According to calculations by the town Natural Resources Department, there are 10.7 million such bags used in town every year. The calculation was based on an Environmental Protection Agency estimate that 104 billion of the bags are used each year in the United States.

At a town board meeting on Tuesday, Frank Dalene, the chair of East Hampton’s energy sustainability committee, said each bag is used for an average of only 12 minutes, “but they remain in our landfills for years.” 

In a poll she conducted online, Deborah Klughers, the head of the town’s recycling and litter committee and an East Hampton Town Trustee, said at the meeting, 92 percent of respondents favored some kind of plastic bag ban.

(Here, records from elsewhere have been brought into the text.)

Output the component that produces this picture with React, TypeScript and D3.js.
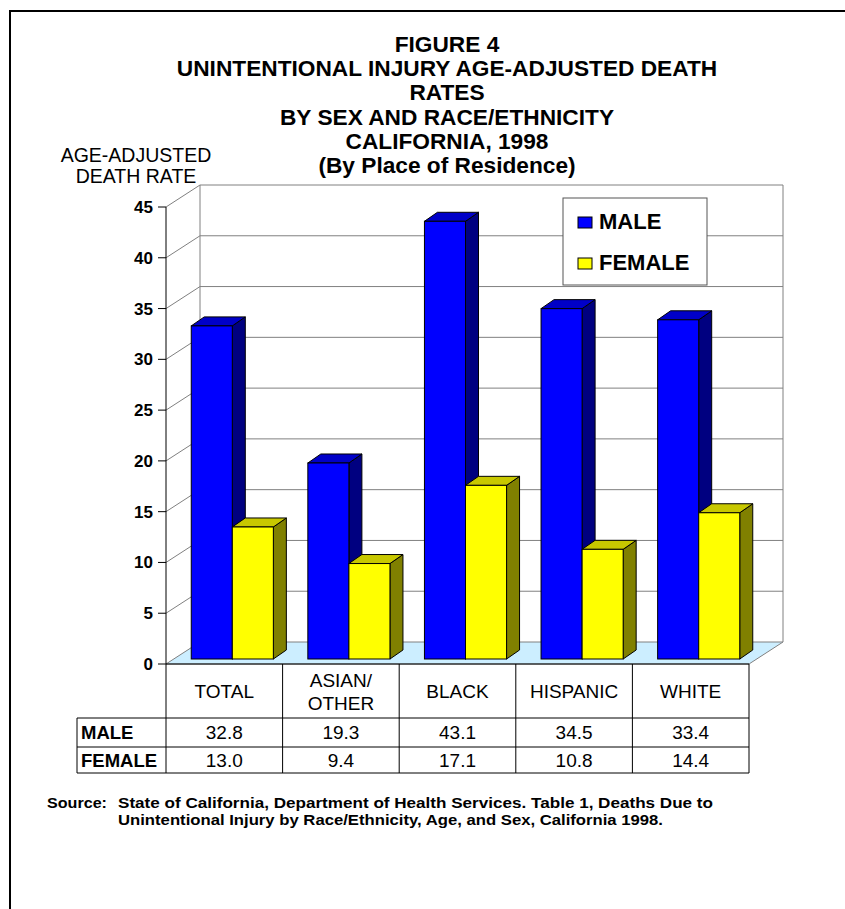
import * as React from 'react';
import * as d3 from 'd3';

const categories = ['TOTAL', 'ASIAN/OTHER', 'BLACK', 'HISPANIC', 'WHITE'];
const categoryLines = [['TOTAL'], ['ASIAN/', 'OTHER'], ['BLACK'], ['HISPANIC'], ['WHITE']];
const series = ['MALE', 'FEMALE'];
const maleRates = [32.8, 19.3, 43.1, 34.5, 33.4];
const femaleRates = [13.0, 9.4, 17.1, 10.8, 14.4];
const yTicks = [0, 5, 10, 15, 20, 25, 30, 35, 40, 45];

const titleLines = [
	'FIGURE 4',
	'UNINTENTIONAL INJURY AGE-ADJUSTED DEATH',
	'RATES',
	'BY SEX AND RACE/ETHNICITY',
	'CALIFORNIA, 1998',
	'(By Place of Residence)'
];
const sourceLabel = 'Source:';
const sourceLines = [
	'State of California, Department of Health Services.  Table 1, Deaths Due to',
	'Unintentional Injury by Race/Ethnicity, Age, and Sex, California 1998.'
];

const colors = {
	MALE: {front: '#0000ff', side: '#000080', top: '#0000c8'},
	FEMALE: {front: '#ffff00', side: '#808000', top: '#c8c800'}
};

const FONT = 'Liberation Sans, Arial, Helvetica, sans-serif';

// depth of the 3d box and of the bars inside it
const DX = 34, DY = -22;
const FX = 8, FY = -5;
const BX = 13, BY = -9;

const draw = (svgNode) => {
	const svg = d3.select(svgNode);
	svg.html('');

	const x = d3.scaleBand().domain(categories).range([166, 749]);
	const y = d3.scaleLinear().domain([0, 45]).range([664, 207]);
	const inner = d3.scaleBand().domain(series).range([0, x.bandwidth()]).paddingOuter(0.42);

	// page frame
	svg.append('path')
		.attr('d', 'M10,930V11H850')
		.attr('fill', 'none')
		.attr('stroke', '#000')
		.attr('stroke-width', 2);

	// title
	svg.append('g')
		.selectAll('text')
		.data(titleLines)
		.enter().append('text')
		.attr('x', 447)
		.attr('y', (d, i) => 52 + i * 24.2)
		.attr('text-anchor', 'middle')
		.style('font', `bold 22.7px ${FONT}`)
		.text(d => d);

	svg.append('g')
		.selectAll('text')
		.data(['AGE-ADJUSTED', 'DEATH RATE'])
		.enter().append('text')
		.attr('x', 136)
		.attr('y', (d, i) => 162 + i * 21)
		.attr('text-anchor', 'middle')
		.style('font', `19.5px ${FONT}`)
		.text(d => d);

	const x0 = x.range()[0], x1 = x.range()[1];
	const y0 = y(0);

	// back wall + floor
	svg.append('rect')
		.attr('x', x0 + DX).attr('y', y(45) + DY)
		.attr('width', x1 - x0).attr('height', y0 - y(45))
		.attr('fill', '#fff');
	svg.append('path')
		.attr('d', `M${x0},${y0}L${x1},${y0}L${x1 + DX},${y0 + DY}L${x0 + DX},${y0 + DY}Z`)
		.attr('fill', '#cceeff')
		.attr('stroke', '#808080');

	const grid = svg.append('g').attr('stroke', '#808080').attr('fill', 'none');
	yTicks.filter(t => t > 0).forEach(t => {
		grid.append('path')
			.attr('d', `M${x0},${y(t)}L${x0 + DX},${y(t) + DY}H${x1 + DX}`);
	});
	grid.append('path')
		.attr('d', `M${x0 + DX},${y0 + DY}V${y(45) + DY}M${x1 + DX},${y0 + DY}V${y(45) + DY}`);

	// axis
	const axis = svg.append('g');
	axis.append('path')
		.attr('d', `M${x0},${y(45)}V${y0}`)
		.attr('stroke', '#000');
	axis.selectAll('.tick')
		.data(yTicks)
		.enter().append('path')
		.attr('d', d => `M${x0 - 8},${y(d)}H${x0}`)
		.attr('stroke', '#000');
	axis.selectAll('text')
		.data(yTicks)
		.enter().append('text')
		.attr('x', x0 - 13)
		.attr('y', d => y(d) + 6)
		.attr('text-anchor', 'end')
		.style('font', `bold 17px ${FONT}`)
		.text(d => d);

	// bars
	const bars = svg.append('g').attr('stroke', '#000').attr('stroke-width', 1);
	categories.forEach((c, i) => {
		[maleRates[i], femaleRates[i]].forEach((v, j) => {
			const s = series[j];
			const left = x(c) + inner(s) + FX;
			const w = inner.bandwidth();
			const top = y(v) + FY;
			const bottom = y(0) + FY;
			bars.append('path')
				.attr('d', `M${left + w},${top}L${left + w + BX},${top + BY}V${bottom + BY}L${left + w},${bottom}Z`)
				.attr('fill', colors[s].side);
			bars.append('path')
				.attr('d', `M${left},${top}L${left + BX},${top + BY}H${left + w + BX}L${left + w},${top}Z`)
				.attr('fill', colors[s].top);
			bars.append('rect')
				.attr('x', left).attr('y', top)
				.attr('width', w).attr('height', bottom - top)
				.attr('fill', colors[s].front);
		});
	});

	// legend
	const legend = svg.append('g');
	legend.append('rect')
		.attr('x', 563).attr('y', 198).attr('width', 144).attr('height', 87)
		.attr('fill', '#fff').attr('stroke', '#555');
	series.forEach((s, i) => {
		legend.append('rect')
			.attr('x', 578).attr('y', 217 + i * 41).attr('width', 14).attr('height', 11)
			.attr('fill', colors[s].front).attr('stroke', '#000');
		legend.append('text')
			.attr('x', 599).attr('y', 229 + i * 41)
			.style('font', `bold 22px ${FONT}`)
			.text(s);
	});

	// data table
	const table = svg.append('g').attr('stroke', '#000').attr('fill', 'none');
	const rowTop = 718, rowMid = 747, rowBot = 773, labelLeft = 77;
	table.append('path')
		.attr('d', `M${x0},${y0}H${x1}M${labelLeft},${rowTop}H${x1}M${labelLeft},${rowMid}H${x1}M${labelLeft},${rowBot}H${x1}M${labelLeft},${rowTop}V${rowBot}`);
	table.selectAll('.v')
		.data(categories.map(c => x(c)).concat([x1]))
		.enter().append('path')
		.attr('d', d => `M${d},${y0}V${rowBot}`);

	const labels = svg.append('g').style('font', `19px ${FONT}`).attr('text-anchor', 'middle');
	categories.forEach((c, i) => {
		const lines = categoryLines[i];
		lines.forEach((l, k) => {
			labels.append('text')
				.attr('x', x(c) + x.bandwidth() / 2)
				.attr('y', 698 + (k - (lines.length - 1) / 2) * 23)
				.text(l);
		});
		labels.append('text')
			.attr('x', x(c) + x.bandwidth() / 2)
			.attr('y', rowTop + 21)
			.text(maleRates[i].toFixed(1));
		labels.append('text')
			.attr('x', x(c) + x.bandwidth() / 2)
			.attr('y', rowMid + 20)
			.text(femaleRates[i].toFixed(1));
	});
	series.forEach((s, i) => {
		svg.append('text')
			.attr('x', 81)
			.attr('y', (i === 0 ? rowTop + 21 : rowMid + 20))
			.style('font', `bold 18.5px ${FONT}`)
			.text(s);
	});

	// source note, squeezed to look like a narrow face
	const src = svg.append('g')
		.style('font', `bold 15.5px ${FONT}`)
		.style('white-space', 'pre');
	src.append('text')
		.attr('x', 47).attr('y', 808)
		.attr('textLength', 60)
		.attr('lengthAdjust', 'spacingAndGlyphs')
		.text(sourceLabel);
	src.selectAll('.line')
		.data(sourceLines)
		.enter().append('text')
		.attr('x', 118)
		.attr('y', (d, i) => 808 + i * 17)
		.attr('textLength', (d, i) => (i === 0 ? 595 : 545))
		.attr('lengthAdjust', 'spacingAndGlyphs')
		.text(d => d);
};

const App = () => {
	const ref = React.useRef(null);
	React.useEffect(() => {
		draw(ref.current);
	}, []);
	return (
		<svg
			ref={ref}
			width={845}
			height={909}
			style={{position: 'absolute', left: 0, top: 0, background: '#fff'}}
		/>
	);
};

export default App;
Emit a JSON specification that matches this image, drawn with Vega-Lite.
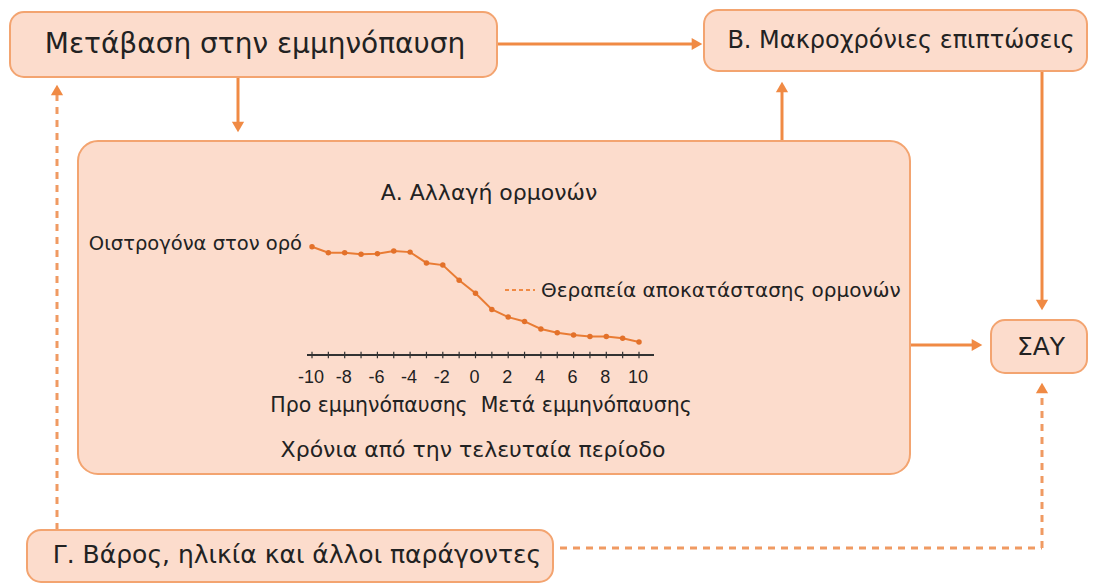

The plastic, which does not disappear or break down in the environment, “is now entering the human food chain,” Dieter von Lehsten, co-chair of Southampton Town’s sustainable green advisory committee, said at the meeting.

And John Botos of the Natural Resources Department said they  are tied to disruptions of the endocrine system. There are “social costs” to inaction, he said.

“It’s important for us to start taking these steps,” said Town Councilwoman Sylvia Overby, who has advanced the initiative. She and Mr. Botos have been meeting with businesspeople who would be affected by the ban, and she said, so far, they are on board.

Margaret Turner, the executive director of the East Hampton Business Alliance, proved that point. Outreach and education would be critical “so that people don’t fear this, and realize it’s not going to hurt so much,” she said.

Catherine Foley, an owner of the Air and Speed Surf Shop in Montauk, told the board that she supported the ban wholeheartedly. “The public is ready,” she said. “They just need continued encouragement, guidance, and support.”

Ms. Overby envisions announcing a pending bag ban and launching educational efforts on Earth Day next April, with a law to go into effect at the end of 2015.

If nearby municipalities discussing similar actions follow the same schedule, Mr. von Lehsten said, “that will give a big impetus for Suffolk County,” and perhaps, eventually, New York City to follow suit.

Bans on single-use plastic bags are already in place in several big cities, including Washington, D.C., and Philadelphia, he said, and had been passed by 103 California municipalities before a statewide ban was enacted there last week.

“The whole movement is really a bottom-up movement,” he said. Locally, he added, the Milk Pail farm stand in Water Mill recently posted a sign saying it would no longer use plastic bags, and the Waldbaum’s in Southampton is charging a fee for each paper bag a customer uses, and is donating that revenue to the Peconic Land Trust. The East Hampton Waldbaum’s also charges for paper bags following the ban in the village.